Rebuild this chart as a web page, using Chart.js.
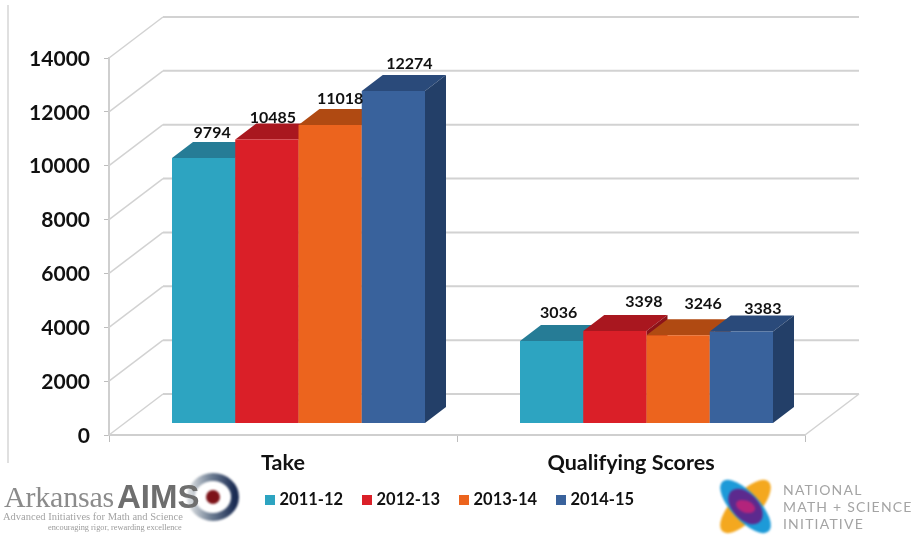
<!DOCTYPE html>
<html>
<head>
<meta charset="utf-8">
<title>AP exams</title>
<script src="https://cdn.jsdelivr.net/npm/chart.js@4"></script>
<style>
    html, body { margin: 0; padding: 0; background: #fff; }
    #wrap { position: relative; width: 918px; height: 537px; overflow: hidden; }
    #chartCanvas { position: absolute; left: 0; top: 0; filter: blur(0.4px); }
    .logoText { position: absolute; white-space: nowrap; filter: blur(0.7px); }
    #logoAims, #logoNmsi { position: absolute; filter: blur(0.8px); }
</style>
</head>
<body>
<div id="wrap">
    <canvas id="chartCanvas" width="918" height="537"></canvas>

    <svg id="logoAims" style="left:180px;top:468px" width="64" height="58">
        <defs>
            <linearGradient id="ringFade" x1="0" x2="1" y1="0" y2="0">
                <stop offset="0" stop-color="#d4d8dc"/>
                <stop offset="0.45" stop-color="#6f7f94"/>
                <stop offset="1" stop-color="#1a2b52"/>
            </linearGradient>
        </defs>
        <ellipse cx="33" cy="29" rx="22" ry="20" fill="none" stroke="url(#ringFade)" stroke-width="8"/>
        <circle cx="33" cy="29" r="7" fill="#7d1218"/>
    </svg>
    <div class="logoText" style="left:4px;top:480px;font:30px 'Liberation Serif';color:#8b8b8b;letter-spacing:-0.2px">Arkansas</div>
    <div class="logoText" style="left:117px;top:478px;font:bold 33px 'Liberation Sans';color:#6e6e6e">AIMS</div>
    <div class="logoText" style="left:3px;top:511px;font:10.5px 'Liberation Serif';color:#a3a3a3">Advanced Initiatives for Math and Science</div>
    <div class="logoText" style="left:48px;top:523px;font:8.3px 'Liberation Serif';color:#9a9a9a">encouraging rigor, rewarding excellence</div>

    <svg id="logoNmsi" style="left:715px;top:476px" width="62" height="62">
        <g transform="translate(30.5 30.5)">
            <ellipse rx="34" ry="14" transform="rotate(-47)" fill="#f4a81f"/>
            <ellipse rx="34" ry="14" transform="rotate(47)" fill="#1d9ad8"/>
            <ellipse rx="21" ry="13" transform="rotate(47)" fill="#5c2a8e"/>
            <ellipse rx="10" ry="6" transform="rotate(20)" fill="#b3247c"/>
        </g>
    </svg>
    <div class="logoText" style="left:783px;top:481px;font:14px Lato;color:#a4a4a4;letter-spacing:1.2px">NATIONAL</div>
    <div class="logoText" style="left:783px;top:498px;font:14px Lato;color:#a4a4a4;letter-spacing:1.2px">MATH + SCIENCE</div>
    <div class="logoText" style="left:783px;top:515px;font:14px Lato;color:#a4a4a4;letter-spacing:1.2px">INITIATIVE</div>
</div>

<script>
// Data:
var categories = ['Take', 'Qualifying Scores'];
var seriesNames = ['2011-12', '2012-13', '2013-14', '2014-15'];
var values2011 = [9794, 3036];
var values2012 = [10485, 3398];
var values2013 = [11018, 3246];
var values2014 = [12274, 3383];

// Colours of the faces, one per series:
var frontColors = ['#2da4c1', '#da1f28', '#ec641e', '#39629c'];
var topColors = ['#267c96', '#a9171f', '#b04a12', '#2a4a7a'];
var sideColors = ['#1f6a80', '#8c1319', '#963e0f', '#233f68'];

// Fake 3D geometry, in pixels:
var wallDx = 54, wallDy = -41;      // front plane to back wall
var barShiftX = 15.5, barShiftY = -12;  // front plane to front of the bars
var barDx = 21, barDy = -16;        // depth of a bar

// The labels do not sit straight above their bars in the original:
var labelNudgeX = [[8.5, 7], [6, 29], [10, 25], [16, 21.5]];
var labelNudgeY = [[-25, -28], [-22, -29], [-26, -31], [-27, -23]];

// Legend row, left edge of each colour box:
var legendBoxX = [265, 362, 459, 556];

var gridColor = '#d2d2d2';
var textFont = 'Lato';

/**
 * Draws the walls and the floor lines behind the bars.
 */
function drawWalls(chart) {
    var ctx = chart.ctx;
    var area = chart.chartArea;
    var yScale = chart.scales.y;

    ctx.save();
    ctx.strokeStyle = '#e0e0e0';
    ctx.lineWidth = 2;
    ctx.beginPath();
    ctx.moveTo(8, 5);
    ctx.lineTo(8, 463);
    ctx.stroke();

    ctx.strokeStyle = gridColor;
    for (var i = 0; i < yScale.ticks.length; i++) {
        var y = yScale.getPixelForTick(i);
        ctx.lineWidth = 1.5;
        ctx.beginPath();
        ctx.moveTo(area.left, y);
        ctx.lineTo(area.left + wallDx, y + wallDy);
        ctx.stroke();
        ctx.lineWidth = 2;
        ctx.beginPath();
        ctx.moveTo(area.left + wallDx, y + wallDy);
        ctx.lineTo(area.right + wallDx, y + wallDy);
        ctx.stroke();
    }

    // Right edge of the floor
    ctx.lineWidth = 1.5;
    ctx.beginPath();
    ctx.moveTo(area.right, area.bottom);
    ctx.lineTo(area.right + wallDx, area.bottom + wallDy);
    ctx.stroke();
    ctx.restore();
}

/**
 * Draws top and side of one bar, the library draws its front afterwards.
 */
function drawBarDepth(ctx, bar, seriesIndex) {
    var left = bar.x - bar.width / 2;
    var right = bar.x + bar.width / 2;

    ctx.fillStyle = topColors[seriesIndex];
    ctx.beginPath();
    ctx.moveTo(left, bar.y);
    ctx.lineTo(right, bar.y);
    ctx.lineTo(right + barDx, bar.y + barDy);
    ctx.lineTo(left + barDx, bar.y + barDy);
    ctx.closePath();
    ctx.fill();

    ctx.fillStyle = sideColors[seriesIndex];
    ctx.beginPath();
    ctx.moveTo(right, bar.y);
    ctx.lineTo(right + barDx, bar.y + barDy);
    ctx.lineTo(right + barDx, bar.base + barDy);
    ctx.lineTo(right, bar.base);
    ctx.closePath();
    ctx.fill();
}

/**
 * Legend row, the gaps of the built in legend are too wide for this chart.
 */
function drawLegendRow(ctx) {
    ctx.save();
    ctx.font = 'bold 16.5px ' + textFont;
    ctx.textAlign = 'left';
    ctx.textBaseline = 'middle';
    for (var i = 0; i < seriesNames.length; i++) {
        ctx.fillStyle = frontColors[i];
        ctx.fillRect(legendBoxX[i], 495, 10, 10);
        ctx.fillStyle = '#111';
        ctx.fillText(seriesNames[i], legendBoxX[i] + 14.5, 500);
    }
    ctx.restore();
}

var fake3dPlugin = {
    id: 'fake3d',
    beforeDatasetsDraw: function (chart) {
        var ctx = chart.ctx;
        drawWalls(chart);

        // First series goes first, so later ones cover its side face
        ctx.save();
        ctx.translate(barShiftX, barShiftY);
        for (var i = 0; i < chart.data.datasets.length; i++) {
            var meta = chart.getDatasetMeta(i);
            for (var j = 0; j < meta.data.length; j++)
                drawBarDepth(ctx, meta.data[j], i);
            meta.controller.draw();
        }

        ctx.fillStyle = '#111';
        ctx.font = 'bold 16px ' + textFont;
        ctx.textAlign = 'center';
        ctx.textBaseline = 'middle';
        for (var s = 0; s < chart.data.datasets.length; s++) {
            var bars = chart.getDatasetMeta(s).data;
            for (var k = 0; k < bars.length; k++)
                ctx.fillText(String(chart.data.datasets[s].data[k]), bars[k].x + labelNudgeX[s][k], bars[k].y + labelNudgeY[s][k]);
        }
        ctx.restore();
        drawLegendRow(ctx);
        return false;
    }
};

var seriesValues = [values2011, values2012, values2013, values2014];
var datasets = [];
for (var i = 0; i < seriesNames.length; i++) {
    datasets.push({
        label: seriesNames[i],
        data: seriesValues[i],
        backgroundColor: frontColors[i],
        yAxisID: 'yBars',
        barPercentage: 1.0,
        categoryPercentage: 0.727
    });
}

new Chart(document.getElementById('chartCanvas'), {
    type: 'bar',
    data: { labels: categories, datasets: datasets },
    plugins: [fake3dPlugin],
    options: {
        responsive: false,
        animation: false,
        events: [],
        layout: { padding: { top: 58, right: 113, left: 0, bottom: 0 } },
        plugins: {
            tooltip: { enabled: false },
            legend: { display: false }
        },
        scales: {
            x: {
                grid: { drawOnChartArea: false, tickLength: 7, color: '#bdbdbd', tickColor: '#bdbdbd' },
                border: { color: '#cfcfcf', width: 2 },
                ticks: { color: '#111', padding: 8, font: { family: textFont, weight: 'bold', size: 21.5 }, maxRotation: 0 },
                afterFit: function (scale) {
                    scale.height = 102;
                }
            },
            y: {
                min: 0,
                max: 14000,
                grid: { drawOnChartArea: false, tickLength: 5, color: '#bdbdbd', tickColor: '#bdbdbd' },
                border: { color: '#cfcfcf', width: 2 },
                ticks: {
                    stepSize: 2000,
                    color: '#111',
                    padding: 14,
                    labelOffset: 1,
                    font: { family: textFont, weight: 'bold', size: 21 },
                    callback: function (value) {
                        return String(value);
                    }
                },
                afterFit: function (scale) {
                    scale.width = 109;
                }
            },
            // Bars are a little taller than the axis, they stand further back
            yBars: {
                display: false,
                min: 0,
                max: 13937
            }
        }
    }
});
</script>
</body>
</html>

★ ★ ★ ★ ★ ★ ★

*Exercise brief:*
Scan the material above for the string "this" and return the lines that hold it.

*Task solution:*
Rebuild this chart as a web page, using Chart.js.
 * Legend row, the gaps of the built in legend are too wide for this chart.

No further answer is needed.